This is post #4 in the ADA Compliance Series, which aims to outline a structure for validating and justifying a claim of “ADA compliance” for a website or other digital system (a few notes and disclaimers for the series).
Title III of the ADA explicitly prohibits discrimination on the basis of disability in the operation of a place of public accommodation. There’s more to that which we’ll cover in a future article, but for now, let’s get a couple of definitions knocked out:
Public Accommodation – A public accommodation has a specific definition under the law that you can find at 42 U.S.C. § 12181 (7). The law provides a list of twelve specific public accommodations that are covered under Title III. Much debate has been had about whether or not this list covers digital establishments or if the list of establishments is purely limited to physical operations. We’ll save that debate for another day. For now, it’s worth noting that the majority of courts take the view that to be a public accommodation you must have a connection to a physical place of public accommodation. That’s given rise to the “nexus” argument where a website is a part of the public accommodation – and therefore covered under the ADA – as it’s use is needed to ensure full and equal access to the goods and services of the place of public accommodation.

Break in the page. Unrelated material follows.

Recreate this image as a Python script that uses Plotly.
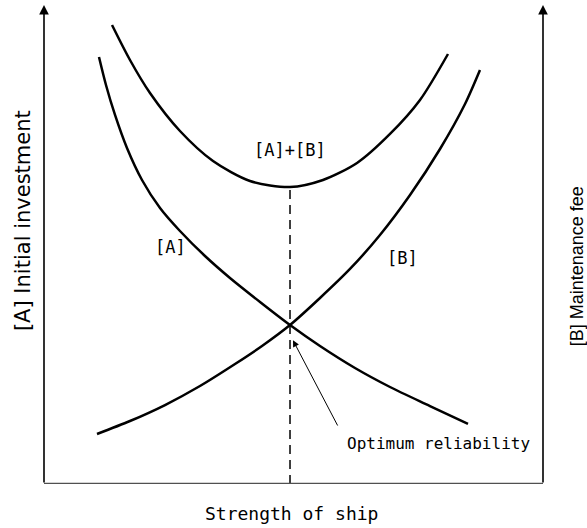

Readily Achievable – 42 U.S.C. § 12181 (9) – Something that is “easily accomplishable and able to be carried out without much difficulty or expense.” There is a four-part test for Readily Achievable that is defined in the statute but, drastically oversimplifying, it means “easy to do.”
Auxiliary Aids and Services – 42 U.S.C. § 12103 (1) – An auxiliary aid or service is “defined” by what it includes rather than by an exact plain language definition. (We are implying this is the definition as it sits under the subsection titled “Additional definitions” which seems like a reasonable conclusion.) The things that auxiliary aids and services include are:
(A) qualified interpreters or other effective methods of making aurally delivered materials available to individuals with hearing impairments;
(B) qualified readers, taped texts, or other effective methods of making visually delivered materials available to individuals with visual impairments;
(C) acquisition or modification of equipment or devices; and
(D) other similar services and actions.
The key thing we’ll note at this point, and circle back to later, is items (A) and (B). The definition of auxiliary aid or service includes either (A) “effective methods of making aurally delivered materials available to individuals with hearing impairments” or (B) “effective methods of making visually delivered materials available to individuals with visual impairments”. Keep that in mind as we think about what a website (or mobile app) actually is doing in the context of the public accommodation – it’ll come in handy.